Conclusion: The Cinematographer as Visual Translator
The cinematographer’s role is fundamentally one of translation, converting the written word and performer’s art into visual experience. Every decision about composition, lighting, camera movement, and color shapes how audiences perceive and feel about what they witness on screen. These choices are not merely technical; they are artistic statements that carry profound implications for meaning and emotion.
Understanding cinematography deepens our appreciation of cinema as an art form. When we recognize the rule of thirds at work, we see how composition guides our attention and shapes our response. When we notice chiaroscuro lighting, we understand how shadows can suggest hidden depths in character and narrative.
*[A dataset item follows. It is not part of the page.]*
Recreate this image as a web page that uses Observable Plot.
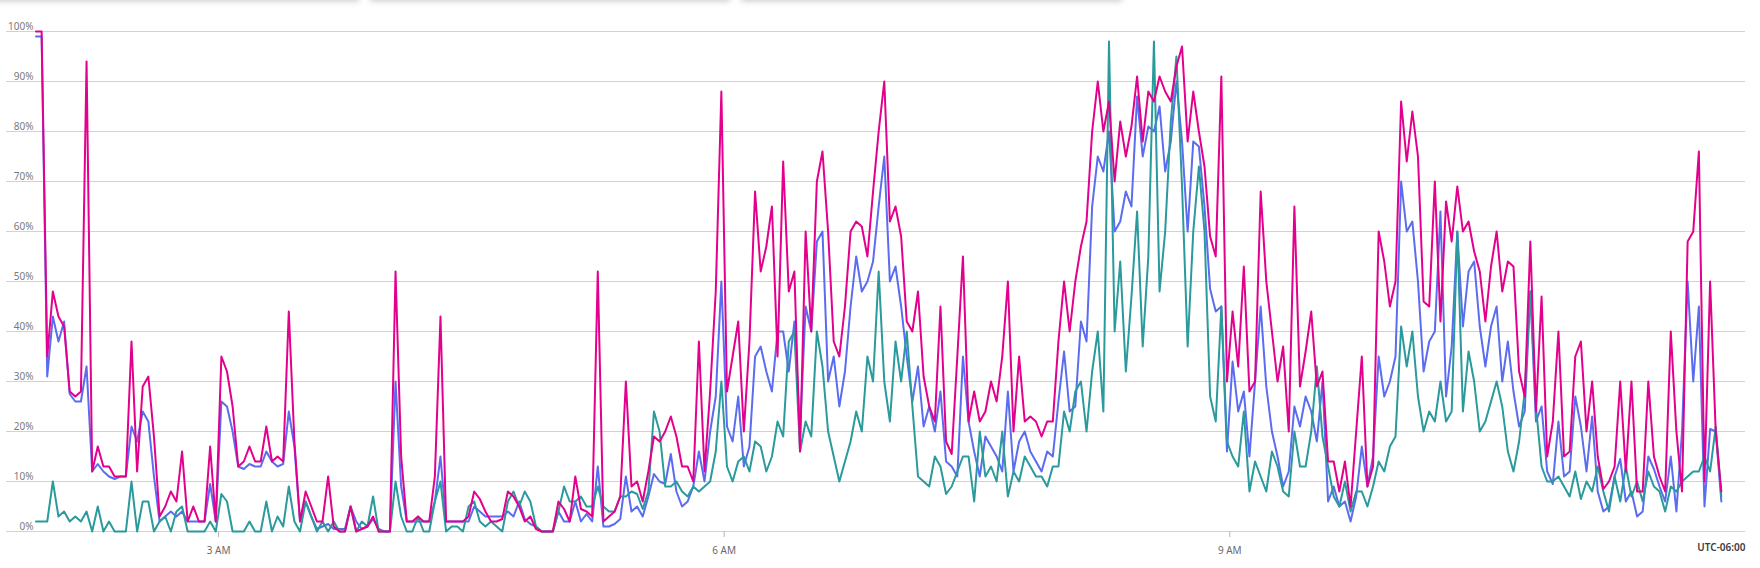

When we follow a tracking shot through chaotic space, we experience immersion in ways that static framing cannot achieve. When we observe the strategic deployment of color, we participate in a visual language that speaks to our emotions before our intellect can process its meaning.
The films examined here—from “Citizen Kane” to “Children of Men,” from “The Godfather” to “The Grand Budapest Hotel”—demonstrate the full range of cinematic possibility. Each represents a distinct approach to visual storytelling, yet all share the understanding that cinema is, at its heart, a visual medium. The images created by these filmmakers endure not just because of the stories they tell but because of how they tell those stories, transforming narrative into experience and information into emotion.
As audiences, we rarely consciously notice the cinematography that shapes our experience. The greatest visual storytelling achieves its effects precisely because it works below conscious awareness, creating feelings and understandings without revealing its methods. Yet for those who choose to look, who learn to see the craft behind the images, cinema offers another layer of appreciation, another dimension of an art form that continues to evolve while remaining rooted in fundamental principles of light, space, and motion.